■ **What you have to do**
Omit the images. Copy each entry word for word.
┌─ Provided data
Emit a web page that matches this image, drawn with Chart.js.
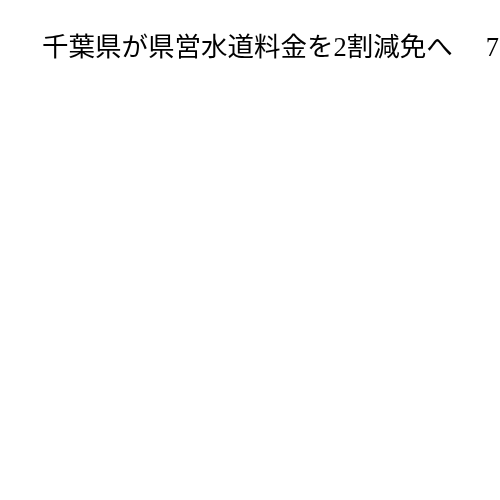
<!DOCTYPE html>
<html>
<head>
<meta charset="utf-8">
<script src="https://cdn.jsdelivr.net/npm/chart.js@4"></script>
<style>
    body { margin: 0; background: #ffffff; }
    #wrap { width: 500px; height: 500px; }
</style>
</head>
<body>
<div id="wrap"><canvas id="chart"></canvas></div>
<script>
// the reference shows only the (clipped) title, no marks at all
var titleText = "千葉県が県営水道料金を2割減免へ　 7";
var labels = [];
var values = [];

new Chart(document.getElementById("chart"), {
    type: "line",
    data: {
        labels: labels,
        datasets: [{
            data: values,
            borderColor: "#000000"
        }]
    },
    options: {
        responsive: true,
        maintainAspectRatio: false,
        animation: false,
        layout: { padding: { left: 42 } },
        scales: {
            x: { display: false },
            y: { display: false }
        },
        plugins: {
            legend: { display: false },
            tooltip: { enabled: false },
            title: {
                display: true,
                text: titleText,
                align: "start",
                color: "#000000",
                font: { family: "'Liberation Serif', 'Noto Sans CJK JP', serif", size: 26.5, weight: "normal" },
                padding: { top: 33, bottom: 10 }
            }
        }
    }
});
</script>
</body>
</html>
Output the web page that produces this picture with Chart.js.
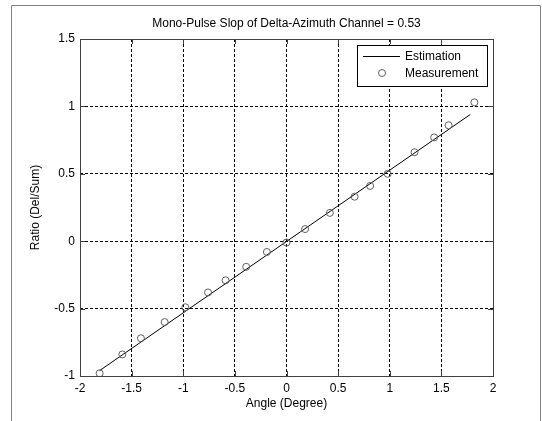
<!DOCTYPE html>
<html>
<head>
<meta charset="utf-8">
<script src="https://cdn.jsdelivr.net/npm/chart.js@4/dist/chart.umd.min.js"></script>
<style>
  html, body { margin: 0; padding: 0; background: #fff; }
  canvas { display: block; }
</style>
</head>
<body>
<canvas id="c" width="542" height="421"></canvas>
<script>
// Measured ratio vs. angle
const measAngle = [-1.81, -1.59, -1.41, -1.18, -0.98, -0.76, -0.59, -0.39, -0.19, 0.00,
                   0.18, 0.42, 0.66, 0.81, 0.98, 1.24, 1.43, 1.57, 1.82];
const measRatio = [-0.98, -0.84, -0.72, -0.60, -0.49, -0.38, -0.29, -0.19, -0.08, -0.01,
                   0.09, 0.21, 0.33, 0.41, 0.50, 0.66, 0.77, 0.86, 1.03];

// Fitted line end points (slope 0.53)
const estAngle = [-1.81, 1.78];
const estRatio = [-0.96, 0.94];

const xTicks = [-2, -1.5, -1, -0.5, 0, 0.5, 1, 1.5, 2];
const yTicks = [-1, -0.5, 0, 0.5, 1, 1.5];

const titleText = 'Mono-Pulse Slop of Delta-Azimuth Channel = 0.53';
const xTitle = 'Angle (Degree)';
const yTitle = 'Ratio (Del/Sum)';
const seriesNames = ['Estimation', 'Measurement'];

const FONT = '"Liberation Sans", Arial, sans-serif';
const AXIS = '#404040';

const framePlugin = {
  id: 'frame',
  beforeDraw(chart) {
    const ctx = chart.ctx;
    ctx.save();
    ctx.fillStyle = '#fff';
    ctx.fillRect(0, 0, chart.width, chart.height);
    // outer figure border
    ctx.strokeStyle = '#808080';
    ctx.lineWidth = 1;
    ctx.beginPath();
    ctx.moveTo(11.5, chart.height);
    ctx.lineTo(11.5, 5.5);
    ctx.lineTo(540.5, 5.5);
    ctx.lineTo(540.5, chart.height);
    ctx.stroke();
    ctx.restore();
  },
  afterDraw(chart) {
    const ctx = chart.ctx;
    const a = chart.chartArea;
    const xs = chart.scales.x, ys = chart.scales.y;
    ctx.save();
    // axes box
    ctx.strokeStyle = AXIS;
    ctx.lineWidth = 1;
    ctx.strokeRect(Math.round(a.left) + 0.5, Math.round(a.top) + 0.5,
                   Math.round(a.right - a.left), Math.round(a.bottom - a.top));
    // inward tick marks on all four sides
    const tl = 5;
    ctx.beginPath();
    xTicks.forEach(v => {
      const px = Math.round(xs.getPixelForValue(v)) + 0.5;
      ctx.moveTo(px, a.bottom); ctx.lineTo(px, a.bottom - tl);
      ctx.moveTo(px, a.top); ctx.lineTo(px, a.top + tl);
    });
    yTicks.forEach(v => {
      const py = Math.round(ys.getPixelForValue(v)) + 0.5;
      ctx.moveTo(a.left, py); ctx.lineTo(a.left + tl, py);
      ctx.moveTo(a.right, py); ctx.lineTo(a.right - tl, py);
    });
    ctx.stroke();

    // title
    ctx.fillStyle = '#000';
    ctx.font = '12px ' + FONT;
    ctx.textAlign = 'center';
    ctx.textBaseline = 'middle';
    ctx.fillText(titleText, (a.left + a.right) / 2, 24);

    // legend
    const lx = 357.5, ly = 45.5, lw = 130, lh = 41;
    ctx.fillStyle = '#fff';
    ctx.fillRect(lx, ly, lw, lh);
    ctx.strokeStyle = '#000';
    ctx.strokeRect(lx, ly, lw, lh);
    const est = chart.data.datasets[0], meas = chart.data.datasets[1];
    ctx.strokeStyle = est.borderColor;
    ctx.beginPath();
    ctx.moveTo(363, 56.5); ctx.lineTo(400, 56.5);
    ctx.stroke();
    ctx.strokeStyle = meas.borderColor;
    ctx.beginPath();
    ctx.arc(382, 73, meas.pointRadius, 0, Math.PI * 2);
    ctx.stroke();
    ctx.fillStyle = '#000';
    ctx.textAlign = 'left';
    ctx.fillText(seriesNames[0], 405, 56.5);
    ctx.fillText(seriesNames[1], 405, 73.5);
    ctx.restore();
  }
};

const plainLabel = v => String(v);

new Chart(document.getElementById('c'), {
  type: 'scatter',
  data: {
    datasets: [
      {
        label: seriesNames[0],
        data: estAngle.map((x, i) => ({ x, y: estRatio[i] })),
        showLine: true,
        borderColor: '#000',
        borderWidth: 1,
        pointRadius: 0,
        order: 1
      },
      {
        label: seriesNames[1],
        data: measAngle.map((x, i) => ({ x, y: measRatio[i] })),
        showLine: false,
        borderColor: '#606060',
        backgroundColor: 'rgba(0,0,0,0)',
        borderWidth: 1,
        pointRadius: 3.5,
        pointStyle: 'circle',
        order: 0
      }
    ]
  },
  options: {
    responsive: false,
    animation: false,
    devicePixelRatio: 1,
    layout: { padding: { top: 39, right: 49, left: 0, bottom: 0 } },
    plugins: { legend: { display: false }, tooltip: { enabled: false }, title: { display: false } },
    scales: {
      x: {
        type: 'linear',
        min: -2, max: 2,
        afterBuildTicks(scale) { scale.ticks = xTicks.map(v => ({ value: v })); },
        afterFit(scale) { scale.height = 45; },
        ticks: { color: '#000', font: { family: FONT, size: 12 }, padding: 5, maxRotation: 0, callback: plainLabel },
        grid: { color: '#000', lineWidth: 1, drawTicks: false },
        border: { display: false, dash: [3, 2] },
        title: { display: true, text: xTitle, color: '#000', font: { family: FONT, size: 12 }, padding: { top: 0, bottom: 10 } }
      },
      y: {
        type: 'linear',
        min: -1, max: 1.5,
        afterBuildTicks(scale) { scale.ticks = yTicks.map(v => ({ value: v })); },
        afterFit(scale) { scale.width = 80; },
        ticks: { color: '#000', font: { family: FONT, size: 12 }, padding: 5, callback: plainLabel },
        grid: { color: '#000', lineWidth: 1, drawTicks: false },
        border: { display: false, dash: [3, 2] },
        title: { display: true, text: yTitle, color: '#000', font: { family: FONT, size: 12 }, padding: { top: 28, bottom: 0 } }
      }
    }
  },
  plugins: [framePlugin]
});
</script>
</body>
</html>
└─
■ **Answer to the problem**
Emit a web page that matches this image, drawn with Chart.js.
<!DOCTYPE html>
<html>
<head>
<meta charset="utf-8">
<script src="https://cdn.jsdelivr.net/npm/chart.js@4"></script>
<style>
    body { margin: 0; background: #ffffff; }
    #wrap { width: 500px; height: 500px; }
</style>
</head>
<body>
<div id="wrap"><canvas id="chart"></canvas></div>
<script>
// the reference shows only the (clipped) title, no marks at all
var titleText = "千葉県が県営水道料金を2割減免へ　 7";
var labels = [];
var values = [];

new Chart(document.getElementById("chart"), {
    type: "line",
    data: {
        labels: labels,
        datasets: [{
            data: values,
            borderColor: "#000000"
        }]
    },
    options: {
        responsive: true,
        maintainAspectRatio: false,
        animation: false,
        layout: { padding: { left: 42 } },
        scales: {
            x: { display: false },
            y: { display: false }
        },
        plugins: {
            legend: { display: false },
            tooltip: { enabled: false },
            title: {
                display: true,
                text: titleText,
                align: "start",
                color: "#000000",
                font: { family: "'Liberation Serif', 'Noto Sans CJK JP', serif", size: 26.5, weight: "normal" },
                padding: { top: 33, bottom: 10 }
            }
        }
    }
});
</script>
</body>
</html>
Output the web page that produces this picture with Chart.js.
<!DOCTYPE html>
<html>
<head>
<meta charset="utf-8">
<script src="https://cdn.jsdelivr.net/npm/chart.js@4/dist/chart.umd.min.js"></script>
<style>
  html, body { margin: 0; padding: 0; background: #fff; }
  canvas { display: block; }
</style>
</head>
<body>
<canvas id="c" width="542" height="421"></canvas>
<script>
// Measured ratio vs. angle
const measAngle = [-1.81, -1.59, -1.41, -1.18, -0.98, -0.76, -0.59, -0.39, -0.19, 0.00,
                   0.18, 0.42, 0.66, 0.81, 0.98, 1.24, 1.43, 1.57, 1.82];
const measRatio = [-0.98, -0.84, -0.72, -0.60, -0.49, -0.38, -0.29, -0.19, -0.08, -0.01,
                   0.09, 0.21, 0.33, 0.41, 0.50, 0.66, 0.77, 0.86, 1.03];

// Fitted line end points (slope 0.53)
const estAngle = [-1.81, 1.78];
const estRatio = [-0.96, 0.94];

const xTicks = [-2, -1.5, -1, -0.5, 0, 0.5, 1, 1.5, 2];
const yTicks = [-1, -0.5, 0, 0.5, 1, 1.5];

const titleText = 'Mono-Pulse Slop of Delta-Azimuth Channel = 0.53';
const xTitle = 'Angle (Degree)';
const yTitle = 'Ratio (Del/Sum)';
const seriesNames = ['Estimation', 'Measurement'];

const FONT = '"Liberation Sans", Arial, sans-serif';
const AXIS = '#404040';

const framePlugin = {
  id: 'frame',
  beforeDraw(chart) {
    const ctx = chart.ctx;
    ctx.save();
    ctx.fillStyle = '#fff';
    ctx.fillRect(0, 0, chart.width, chart.height);
    // outer figure border
    ctx.strokeStyle = '#808080';
    ctx.lineWidth = 1;
    ctx.beginPath();
    ctx.moveTo(11.5, chart.height);
    ctx.lineTo(11.5, 5.5);
    ctx.lineTo(540.5, 5.5);
    ctx.lineTo(540.5, chart.height);
    ctx.stroke();
    ctx.restore();
  },
  afterDraw(chart) {
    const ctx = chart.ctx;
    const a = chart.chartArea;
    const xs = chart.scales.x, ys = chart.scales.y;
    ctx.save();
    // axes box
    ctx.strokeStyle = AXIS;
    ctx.lineWidth = 1;
    ctx.strokeRect(Math.round(a.left) + 0.5, Math.round(a.top) + 0.5,
                   Math.round(a.right - a.left), Math.round(a.bottom - a.top));
    // inward tick marks on all four sides
    const tl = 5;
    ctx.beginPath();
    xTicks.forEach(v => {
      const px = Math.round(xs.getPixelForValue(v)) + 0.5;
      ctx.moveTo(px, a.bottom); ctx.lineTo(px, a.bottom - tl);
      ctx.moveTo(px, a.top); ctx.lineTo(px, a.top + tl);
    });
    yTicks.forEach(v => {
      const py = Math.round(ys.getPixelForValue(v)) + 0.5;
      ctx.moveTo(a.left, py); ctx.lineTo(a.left + tl, py);
      ctx.moveTo(a.right, py); ctx.lineTo(a.right - tl, py);
    });
    ctx.stroke();

    // title
    ctx.fillStyle = '#000';
    ctx.font = '12px ' + FONT;
    ctx.textAlign = 'center';
    ctx.textBaseline = 'middle';
    ctx.fillText(titleText, (a.left + a.right) / 2, 24);

    // legend
    const lx = 357.5, ly = 45.5, lw = 130, lh = 41;
    ctx.fillStyle = '#fff';
    ctx.fillRect(lx, ly, lw, lh);
    ctx.strokeStyle = '#000';
    ctx.strokeRect(lx, ly, lw, lh);
    const est = chart.data.datasets[0], meas = chart.data.datasets[1];
    ctx.strokeStyle = est.borderColor;
    ctx.beginPath();
    ctx.moveTo(363, 56.5); ctx.lineTo(400, 56.5);
    ctx.stroke();
    ctx.strokeStyle = meas.borderColor;
    ctx.beginPath();
    ctx.arc(382, 73, meas.pointRadius, 0, Math.PI * 2);
    ctx.stroke();
    ctx.fillStyle = '#000';
    ctx.textAlign = 'left';
    ctx.fillText(seriesNames[0], 405, 56.5);
    ctx.fillText(seriesNames[1], 405, 73.5);
    ctx.restore();
  }
};

const plainLabel = v => String(v);

new Chart(document.getElementById('c'), {
  type: 'scatter',
  data: {
    datasets: [
      {
        label: seriesNames[0],
        data: estAngle.map((x, i) => ({ x, y: estRatio[i] })),
        showLine: true,
        borderColor: '#000',
        borderWidth: 1,
        pointRadius: 0,
        order: 1
      },
      {
        label: seriesNames[1],
        data: measAngle.map((x, i) => ({ x, y: measRatio[i] })),
        showLine: false,
        borderColor: '#606060',
        backgroundColor: 'rgba(0,0,0,0)',
        borderWidth: 1,
        pointRadius: 3.5,
        pointStyle: 'circle',
        order: 0
      }
    ]
  },
  options: {
    responsive: false,
    animation: false,
    devicePixelRatio: 1,
    layout: { padding: { top: 39, right: 49, left: 0, bottom: 0 } },
    plugins: { legend: { display: false }, tooltip: { enabled: false }, title: { display: false } },
    scales: {
      x: {
        type: 'linear',
        min: -2, max: 2,
        afterBuildTicks(scale) { scale.ticks = xTicks.map(v => ({ value: v })); },
        afterFit(scale) { scale.height = 45; },
        ticks: { color: '#000', font: { family: FONT, size: 12 }, padding: 5, maxRotation: 0, callback: plainLabel },
        grid: { color: '#000', lineWidth: 1, drawTicks: false },
        border: { display: false, dash: [3, 2] },
        title: { display: true, text: xTitle, color: '#000', font: { family: FONT, size: 12 }, padding: { top: 0, bottom: 10 } }
      },
      y: {
        type: 'linear',
        min: -1, max: 1.5,
        afterBuildTicks(scale) { scale.ticks = yTicks.map(v => ({ value: v })); },
        afterFit(scale) { scale.width = 80; },
        ticks: { color: '#000', font: { family: FONT, size: 12 }, padding: 5, callback: plainLabel },
        grid: { color: '#000', lineWidth: 1, drawTicks: false },
        border: { display: false, dash: [3, 2] },
        title: { display: true, text: yTitle, color: '#000', font: { family: FONT, size: 12 }, padding: { top: 28, bottom: 0 } }
      }
    }
  },
  plugins: [framePlugin]
});
</script>
</body>
</html>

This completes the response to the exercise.